In other races Sunday, Sky Beauty, who is undefeated in four starts this year, won the $150,000 Go for Wand Stakes at Saratoga by 10 1/2 lengths over Link River and Overbury, and Vaudeville dead-heated for the victory in the $300,000 American Derby at Arlington International. Eagle Eyed, the favorite at Arlington, needed seven assistant starters to get her loaded and then flattened out in the stretch before finishing fourth.

In the Hollywood Park windup today, trainer Wayne Lukas will try to beat colts with the filly Serena’s Song in the Hollywood Juvenile. Serena’s Song is the 2-1 morning-line favorite, and Ron McAnally’s Mr Purple, who won by three lengths in his only race, is next at 5-2. After two dull races in Kentucky, Serena’s Song broke her maiden with a 10-length victory at Hollywood in June, then won the Landaluce Stakes by 4 1/2 lengths.

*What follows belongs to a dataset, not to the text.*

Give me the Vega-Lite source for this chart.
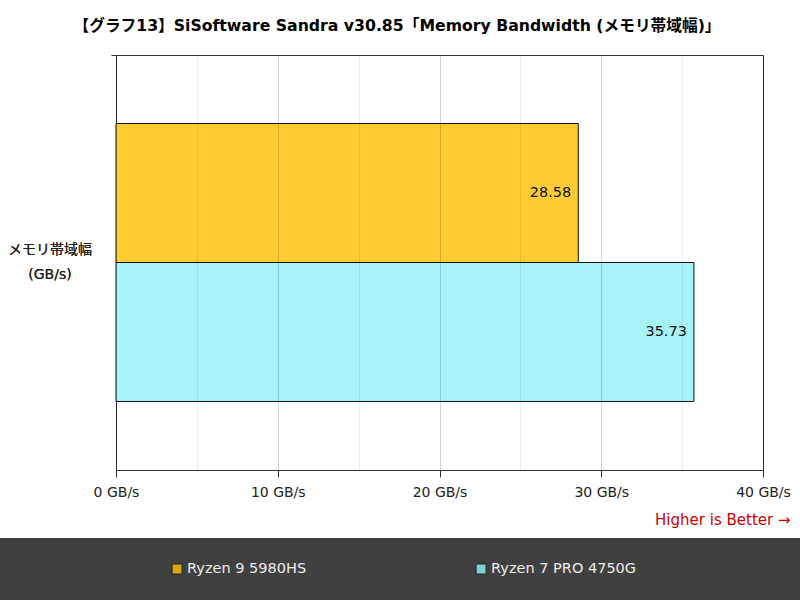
{
  "$schema": "https://vega.github.io/schema/vega-lite/v6.json",
  "background": "white",
  "padding": {"left": 0, "right": 0, "top": 18, "bottom": 0},
  "spacing": 10,
  "title": {
    "text": "【グラフ13】SiSoftware Sandra v30.85「Memory Bandwidth (メモリ帯域幅)」",
    "anchor": "middle",
    "fontSize": 15.7,
    "fontWeight": "bold",
    "color": "#000000",
    "offset": 19,
    "dx": -3
  },
  "datasets": {
    "d": [
      {"metric": "メモリ帯域幅 (GB/s)", "series": "Ryzen 9 5980HS", "value": 28.58},
      {"metric": "メモリ帯域幅 (GB/s)", "series": "Ryzen 7 PRO 4750G", "value": 35.73}
    ]
  },
  "vconcat": [
    {
      "spacing": 0,
      "hconcat": [
        {
          "width": 92,
          "height": 415,
          "view": {"stroke": null},
          "data": {"name": "d"},
          "mark": {"type": "text", "align": "center", "baseline": "middle", "lineBreak": " ", "lineHeight": 25, "fontSize": 14, "color": "#222222", "dx": 4, "dy": -13},
          "encoding": {
            "y": {"field": "metric", "type": "nominal", "axis": null, "scale": {"paddingInner": 0, "paddingOuter": 0}},
            "text": {"field": "metric", "type": "nominal"}
          }
        },
        {
          "width": 647,
          "height": 415,
          "data": {"name": "d"},
          "encoding": {
            "y": {
              "field": "metric",
              "type": "nominal",
              "title": null,
              "scale": {"paddingInner": 0, "paddingOuter": 0},
              "axis": {
                "labels": false,
                "minExtent": 0,
                "tickSize": 5,
                "tickColor": "#333333",
                "domainColor": "#333333",
                "bandPosition": 0,
                "grid": false
              }
            },
            "yOffset": {
              "field": "series",
              "type": "nominal",
              "sort": ["Ryzen 9 5980HS", "Ryzen 7 PRO 4750G"],
              "scale": {"paddingInner": 0, "paddingOuter": 0.493}
            },
            "x": {
              "field": "value",
              "type": "quantitative",
              "scale": {"domain": [0, 40], "nice": false},
              "axis": {
                "title": "Higher is Better →",
                "values": [0, 5, 10, 15, 20, 25, 30, 35, 40],
                "labelExpr": "datum.value % 10 === 0 ? datum.value + ' GB/s' : ''",
                "grid": true,
                "gridColor": "#000000",
                "gridOpacity": {"condition": {"test": "datum.value % 10 === 0", "value": 0.17}, "value": 0.075},
                "tickOpacity": {"condition": {"test": "datum.value % 10 === 0", "value": 1}, "value": 0},
                "tickSize": 7,
                "tickColor": "#333333",
                "domainColor": "#333333",
                "labelFontSize": 14,
                "labelColor": "#222222",
                "labelPadding": 8,
                "labelFlush": false,
                "labelOverlap": false,
                "zindex": 1,
                "titleColor": "#CC0000",
                "titleFontSize": 15,
                "titleFontWeight": "normal",
                "titleAnchor": "end",
                "titleAlign": "right",
                "titleBaseline": "middle",
                "titleX": 674,
                "titleY": 49
              }
            }
          },
          "layer": [
            {
              "mark": {"type": "bar", "stroke": "#111111", "strokeWidth": 1},
              "encoding": {
                "color": {
                  "field": "series",
                  "type": "nominal",
                  "scale": {"domain": ["Ryzen 9 5980HS", "Ryzen 7 PRO 4750G"], "range": ["#FFCC33", "#A6F4F8"]},
                  "legend": null
                }
              }
            },
            {
              "mark": {"type": "text", "align": "right", "baseline": "middle", "dx": -7, "fontSize": 14.5, "color": "#111111"},
              "encoding": {
                "text": {"field": "value", "type": "quantitative", "format": ".2f"}
              }
            }
          ]
        }
      ],
      "resolve": {"scale": {"x": "independent", "y": "independent"}}
    },
    {
      "width": 800,
      "height": 62,
      "view": {"fill": "#404040", "stroke": null},
      "data": {"name": "d"},
      "encoding": {
        "x": {
          "field": "series",
          "type": "nominal",
          "sort": ["Ryzen 9 5980HS", "Ryzen 7 PRO 4750G"],
          "axis": null,
          "scale": {"type": "point", "padding": 0.8158, "align": 0.357}
        }
      },
      "layer": [
        {
          "mark": {"type": "point", "shape": "square", "filled": true, "size": 100, "stroke": "#222222", "strokeWidth": 1, "opacity": 1},
          "encoding": {
            "fill": {
              "field": "series",
              "type": "nominal",
              "scale": {"domain": ["Ryzen 9 5980HS", "Ryzen 7 PRO 4750G"], "range": ["#DAA510", "#7FD3D6"]},
              "legend": null
            }
          }
        },
        {
          "mark": {"type": "text", "align": "left", "baseline": "middle", "dx": 10, "fontSize": 14.5, "color": "#EEEEEE"},
          "encoding": {"text": {"field": "series", "type": "nominal"}}
        }
      ]
    }
  ],
  "resolve": {"scale": {"x": "independent", "y": "independent", "color": "independent", "fill": "independent"}},
  "config": {
    "font": "DejaVu Sans, Noto Sans CJK JP",
    "view": {"stroke": "#333333", "strokeWidth": 1},
    "axis": {"domainWidth": 1, "tickWidth": 1}
  }
}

McAnally leads the meeting with six stakes victories, and with 23 winners is one behind Sandy Shulman in the trainer standings. . . . Chris Antley, who leads the jockeys in stakes victories with nine, rode a disqualified winner, Never Topped, Saturday and has been handed a five-day suspension. The penalty will start Thursday, the second day of the Del Mar meeting.